Exercise = Give every line of the data again, unchanged, but with no pictures.

Collected material =
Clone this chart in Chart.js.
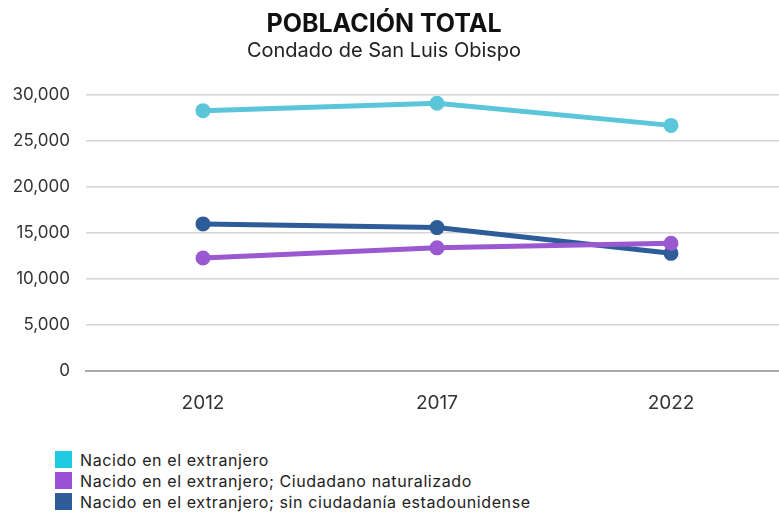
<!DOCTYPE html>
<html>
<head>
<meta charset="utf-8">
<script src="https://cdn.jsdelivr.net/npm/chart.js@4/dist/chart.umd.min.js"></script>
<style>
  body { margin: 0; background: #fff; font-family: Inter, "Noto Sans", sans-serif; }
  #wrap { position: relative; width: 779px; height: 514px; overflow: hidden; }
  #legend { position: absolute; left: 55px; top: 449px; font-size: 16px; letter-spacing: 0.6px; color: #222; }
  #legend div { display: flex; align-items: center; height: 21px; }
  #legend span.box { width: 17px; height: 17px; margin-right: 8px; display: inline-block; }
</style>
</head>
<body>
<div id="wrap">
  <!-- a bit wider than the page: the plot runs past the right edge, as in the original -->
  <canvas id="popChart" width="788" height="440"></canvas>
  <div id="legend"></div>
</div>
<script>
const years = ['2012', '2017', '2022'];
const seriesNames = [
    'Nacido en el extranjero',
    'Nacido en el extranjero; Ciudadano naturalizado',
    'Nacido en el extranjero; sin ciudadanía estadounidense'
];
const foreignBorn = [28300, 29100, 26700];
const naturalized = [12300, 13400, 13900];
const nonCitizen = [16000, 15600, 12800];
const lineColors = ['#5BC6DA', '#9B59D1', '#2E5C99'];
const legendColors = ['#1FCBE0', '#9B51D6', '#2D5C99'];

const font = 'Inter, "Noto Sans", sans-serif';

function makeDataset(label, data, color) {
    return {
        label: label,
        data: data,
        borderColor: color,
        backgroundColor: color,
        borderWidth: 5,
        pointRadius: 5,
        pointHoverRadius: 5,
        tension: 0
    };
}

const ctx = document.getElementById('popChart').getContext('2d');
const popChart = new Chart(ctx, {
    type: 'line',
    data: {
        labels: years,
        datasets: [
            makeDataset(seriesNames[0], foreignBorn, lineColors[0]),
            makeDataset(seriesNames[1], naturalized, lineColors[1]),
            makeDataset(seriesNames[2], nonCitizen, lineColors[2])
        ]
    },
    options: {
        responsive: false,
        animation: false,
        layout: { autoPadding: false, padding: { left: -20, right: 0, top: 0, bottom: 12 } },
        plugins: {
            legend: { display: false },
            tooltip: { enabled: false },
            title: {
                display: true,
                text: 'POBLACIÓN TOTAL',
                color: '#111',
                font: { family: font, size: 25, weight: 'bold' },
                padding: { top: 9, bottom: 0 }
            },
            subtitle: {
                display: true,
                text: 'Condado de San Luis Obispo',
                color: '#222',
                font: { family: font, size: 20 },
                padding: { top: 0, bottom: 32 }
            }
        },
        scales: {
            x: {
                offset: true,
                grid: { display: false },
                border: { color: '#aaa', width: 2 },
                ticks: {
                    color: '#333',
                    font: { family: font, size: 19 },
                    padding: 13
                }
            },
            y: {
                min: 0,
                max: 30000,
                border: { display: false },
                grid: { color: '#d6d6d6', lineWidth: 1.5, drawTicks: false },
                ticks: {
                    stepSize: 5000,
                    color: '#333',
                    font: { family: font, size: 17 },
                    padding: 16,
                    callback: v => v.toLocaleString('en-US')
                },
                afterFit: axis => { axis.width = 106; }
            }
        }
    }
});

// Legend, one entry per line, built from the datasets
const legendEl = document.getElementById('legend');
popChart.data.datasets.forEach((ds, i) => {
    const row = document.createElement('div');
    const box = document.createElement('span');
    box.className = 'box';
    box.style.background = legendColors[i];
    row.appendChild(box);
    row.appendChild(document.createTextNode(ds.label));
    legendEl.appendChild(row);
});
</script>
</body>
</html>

Output of the task =
Clone this chart in Chart.js.
<!DOCTYPE html>
<html>
<head>
<meta charset="utf-8">
<script src="https://cdn.jsdelivr.net/npm/chart.js@4/dist/chart.umd.min.js"></script>
<style>
  body { margin: 0; background: #fff; font-family: Inter, "Noto Sans", sans-serif; }
  #wrap { position: relative; width: 779px; height: 514px; overflow: hidden; }
  #legend { position: absolute; left: 55px; top: 449px; font-size: 16px; letter-spacing: 0.6px; color: #222; }
  #legend div { display: flex; align-items: center; height: 21px; }
  #legend span.box { width: 17px; height: 17px; margin-right: 8px; display: inline-block; }
</style>
</head>
<body>
<div id="wrap">
  <!-- a bit wider than the page: the plot runs past the right edge, as in the original -->
  <canvas id="popChart" width="788" height="440"></canvas>
  <div id="legend"></div>
</div>
<script>
const years = ['2012', '2017', '2022'];
const seriesNames = [
    'Nacido en el extranjero',
    'Nacido en el extranjero; Ciudadano naturalizado',
    'Nacido en el extranjero; sin ciudadanía estadounidense'
];
const foreignBorn = [28300, 29100, 26700];
const naturalized = [12300, 13400, 13900];
const nonCitizen = [16000, 15600, 12800];
const lineColors = ['#5BC6DA', '#9B59D1', '#2E5C99'];
const legendColors = ['#1FCBE0', '#9B51D6', '#2D5C99'];

const font = 'Inter, "Noto Sans", sans-serif';

function makeDataset(label, data, color) {
    return {
        label: label,
        data: data,
        borderColor: color,
        backgroundColor: color,
        borderWidth: 5,
        pointRadius: 5,
        pointHoverRadius: 5,
        tension: 0
    };
}

const ctx = document.getElementById('popChart').getContext('2d');
const popChart = new Chart(ctx, {
    type: 'line',
    data: {
        labels: years,
        datasets: [
            makeDataset(seriesNames[0], foreignBorn, lineColors[0]),
            makeDataset(seriesNames[1], naturalized, lineColors[1]),
            makeDataset(seriesNames[2], nonCitizen, lineColors[2])
        ]
    },
    options: {
        responsive: false,
        animation: false,
        layout: { autoPadding: false, padding: { left: -20, right: 0, top: 0, bottom: 12 } },
        plugins: {
            legend: { display: false },
            tooltip: { enabled: false },
            title: {
                display: true,
                text: 'POBLACIÓN TOTAL',
                color: '#111',
                font: { family: font, size: 25, weight: 'bold' },
                padding: { top: 9, bottom: 0 }
            },
            subtitle: {
                display: true,
                text: 'Condado de San Luis Obispo',
                color: '#222',
                font: { family: font, size: 20 },
                padding: { top: 0, bottom: 32 }
            }
        },
        scales: {
            x: {
                offset: true,
                grid: { display: false },
                border: { color: '#aaa', width: 2 },
                ticks: {
                    color: '#333',
                    font: { family: font, size: 19 },
                    padding: 13
                }
            },
            y: {
                min: 0,
                max: 30000,
                border: { display: false },
                grid: { color: '#d6d6d6', lineWidth: 1.5, drawTicks: false },
                ticks: {
                    stepSize: 5000,
                    color: '#333',
                    font: { family: font, size: 17 },
                    padding: 16,
                    callback: v => v.toLocaleString('en-US')
                },
                afterFit: axis => { axis.width = 106; }
            }
        }
    }
});

// Legend, one entry per line, built from the datasets
const legendEl = document.getElementById('legend');
popChart.data.datasets.forEach((ds, i) => {
    const row = document.createElement('div');
    const box = document.createElement('span');
    box.className = 'box';
    box.style.background = legendColors[i];
    row.appendChild(box);
    row.appendChild(document.createTextNode(ds.label));
    legendEl.appendChild(row);
});
</script>
</body>
</html>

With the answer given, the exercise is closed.